Syracuse commit Buddy Boeheim, Jim’s son, remembers waking up early for school at Jamesville-Dewitt High School. As he’d grab his bookbag and head out the door, around 7:30 or 8 a.m., he’d hear his father breathing heavily. The older Boeheim talks about his Pilates routine over dinner, Buddy said, and usually describes how the workouts challenged him.

“It’s inspiring,” Buddy said. “It really works his flexibility and he loves it. I see him hard at work, sweating, breathing hard. It’s no joke.”

Boeheim prefers to perform the exercises with his private trainer, Errin Klein, in the comfort of his own home. His workouts are simple. No music booms through a speaker. It’s just Boeheim, a mat and Klein’s voice dictating his movements for about 50 minutes per session.

Klein meets with Boeheim on Monday, Wednesday or Friday, usually at 8:30 or 9 a.m., depending on the given week’s schedule. The former SU basketball star’s athleticism carries over to the Pilates mat, Klein said.
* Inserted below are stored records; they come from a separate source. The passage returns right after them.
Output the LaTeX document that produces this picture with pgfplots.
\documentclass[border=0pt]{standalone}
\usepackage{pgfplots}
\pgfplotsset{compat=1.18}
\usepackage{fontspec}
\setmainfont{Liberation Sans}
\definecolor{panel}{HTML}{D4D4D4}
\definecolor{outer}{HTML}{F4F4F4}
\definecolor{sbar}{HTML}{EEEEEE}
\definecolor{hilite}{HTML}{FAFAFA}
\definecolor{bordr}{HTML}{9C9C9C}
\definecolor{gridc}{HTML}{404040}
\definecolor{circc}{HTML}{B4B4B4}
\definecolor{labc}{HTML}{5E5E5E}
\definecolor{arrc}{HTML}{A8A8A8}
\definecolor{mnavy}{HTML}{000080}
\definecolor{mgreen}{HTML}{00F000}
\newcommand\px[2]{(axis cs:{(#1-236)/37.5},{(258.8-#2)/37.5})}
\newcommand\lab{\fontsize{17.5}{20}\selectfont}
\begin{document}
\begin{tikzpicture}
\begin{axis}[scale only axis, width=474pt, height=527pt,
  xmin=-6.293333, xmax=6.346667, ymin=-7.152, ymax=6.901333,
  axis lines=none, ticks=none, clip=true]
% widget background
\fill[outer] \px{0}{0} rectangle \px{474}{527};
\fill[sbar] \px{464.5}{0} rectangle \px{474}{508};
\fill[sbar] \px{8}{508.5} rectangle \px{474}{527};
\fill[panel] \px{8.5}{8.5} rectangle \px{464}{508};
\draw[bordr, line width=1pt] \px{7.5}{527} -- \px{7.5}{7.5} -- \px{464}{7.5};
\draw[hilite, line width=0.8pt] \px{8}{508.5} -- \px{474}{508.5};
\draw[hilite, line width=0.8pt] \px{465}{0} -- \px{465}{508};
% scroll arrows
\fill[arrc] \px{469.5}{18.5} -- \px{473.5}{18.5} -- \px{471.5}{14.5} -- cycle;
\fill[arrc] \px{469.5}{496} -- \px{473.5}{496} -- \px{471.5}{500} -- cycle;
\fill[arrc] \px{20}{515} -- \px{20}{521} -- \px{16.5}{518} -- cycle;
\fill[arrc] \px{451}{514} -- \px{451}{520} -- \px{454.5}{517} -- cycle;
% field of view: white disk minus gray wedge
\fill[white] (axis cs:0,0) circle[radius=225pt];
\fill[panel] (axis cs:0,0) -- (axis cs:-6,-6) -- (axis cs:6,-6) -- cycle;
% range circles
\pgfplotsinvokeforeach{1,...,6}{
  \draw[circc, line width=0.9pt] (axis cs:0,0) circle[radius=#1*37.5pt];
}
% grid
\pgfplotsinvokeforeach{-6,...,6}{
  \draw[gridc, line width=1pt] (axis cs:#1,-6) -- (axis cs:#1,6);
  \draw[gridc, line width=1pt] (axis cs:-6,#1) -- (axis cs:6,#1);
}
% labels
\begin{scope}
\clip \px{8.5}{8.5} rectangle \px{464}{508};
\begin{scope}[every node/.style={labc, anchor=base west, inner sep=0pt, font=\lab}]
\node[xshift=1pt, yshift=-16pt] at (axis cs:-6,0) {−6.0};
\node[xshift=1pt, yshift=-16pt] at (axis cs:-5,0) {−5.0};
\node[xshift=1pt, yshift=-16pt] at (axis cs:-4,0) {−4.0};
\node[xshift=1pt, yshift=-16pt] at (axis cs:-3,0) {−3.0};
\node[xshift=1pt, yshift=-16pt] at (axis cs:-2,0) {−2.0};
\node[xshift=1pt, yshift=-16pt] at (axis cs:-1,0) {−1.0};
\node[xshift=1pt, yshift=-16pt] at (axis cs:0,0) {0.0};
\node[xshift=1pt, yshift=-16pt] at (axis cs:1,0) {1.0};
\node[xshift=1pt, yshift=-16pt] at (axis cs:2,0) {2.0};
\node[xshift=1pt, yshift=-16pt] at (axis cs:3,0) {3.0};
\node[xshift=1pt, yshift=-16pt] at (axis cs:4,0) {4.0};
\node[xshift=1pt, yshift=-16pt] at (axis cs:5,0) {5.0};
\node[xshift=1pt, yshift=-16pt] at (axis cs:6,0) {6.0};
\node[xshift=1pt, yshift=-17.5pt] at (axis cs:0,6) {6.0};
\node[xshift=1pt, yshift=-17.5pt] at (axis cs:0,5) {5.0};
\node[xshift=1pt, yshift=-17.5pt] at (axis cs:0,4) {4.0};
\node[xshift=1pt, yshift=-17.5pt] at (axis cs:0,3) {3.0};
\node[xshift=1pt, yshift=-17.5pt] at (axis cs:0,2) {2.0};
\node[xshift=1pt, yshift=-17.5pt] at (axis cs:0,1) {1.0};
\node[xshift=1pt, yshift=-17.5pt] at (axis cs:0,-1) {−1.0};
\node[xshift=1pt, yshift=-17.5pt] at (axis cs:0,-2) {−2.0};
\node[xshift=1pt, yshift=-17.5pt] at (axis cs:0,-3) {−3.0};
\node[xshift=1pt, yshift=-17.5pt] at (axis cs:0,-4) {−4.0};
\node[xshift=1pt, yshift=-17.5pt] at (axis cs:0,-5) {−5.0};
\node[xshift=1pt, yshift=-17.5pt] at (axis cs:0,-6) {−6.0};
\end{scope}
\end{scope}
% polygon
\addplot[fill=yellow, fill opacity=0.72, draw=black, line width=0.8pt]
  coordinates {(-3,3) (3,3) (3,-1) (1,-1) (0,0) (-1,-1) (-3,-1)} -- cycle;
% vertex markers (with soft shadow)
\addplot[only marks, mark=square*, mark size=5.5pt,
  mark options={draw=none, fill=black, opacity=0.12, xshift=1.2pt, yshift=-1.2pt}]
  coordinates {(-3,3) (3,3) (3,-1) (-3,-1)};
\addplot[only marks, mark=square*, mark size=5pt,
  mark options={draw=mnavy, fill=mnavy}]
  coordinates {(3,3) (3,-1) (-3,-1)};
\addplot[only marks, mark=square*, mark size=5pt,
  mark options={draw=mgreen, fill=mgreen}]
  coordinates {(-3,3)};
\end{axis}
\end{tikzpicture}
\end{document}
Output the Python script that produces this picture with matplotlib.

When the two first met, the coach with more than 900 wins told his Pilates Institute of America certified instructor, “This is your business.” Klein referred to Boeheim as her “star pupil,” saying he tries anything she challenges him to do.

“He’s in charge on the basketball court, and I’m in charge in Pilates,” Klein said, laughing.

One of the first times Boeheim talked about his exercise publicly was on the Dan Le Batard Show with Stugotz in February 2014. At one point, the discussion shifted to if Krzyzewski, the Orange’s opponent this Friday, could match the athleticism and quickness of Boeheim.

“I don’t think so,” Boeheim respond to show host Stan Van Gundy. “I’ve been doing Pilates for a year and a half. I think I’m a little bit quicker right now.”

“Pilates must be an Italian dish that he eats at a restaurant up there,” Krzyzewski quipped from the other phone line. “That’s the only Pilates he sees.”

“I guarantee I do it. I guarantee it. Twice a week,” Boeheim affirmed.

On Monday, Boeheim had just gotten home from Syracuse’s win over Michigan State. Still, he needed his fix. He told his wife, Juli, that he had an important commitment to schedule before the team flight to Omaha, Nebraska, took off Wednesday around 5 p.m.: Pilates.

“He never misses an appointment,” Juli said. “It doesn’t matter what time he went to bed or where they played the night before. He makes time for this. It’s been really good for him. It’s his peaceful time, the exercise we all need. He’s bought into it. Passionate to say the least.”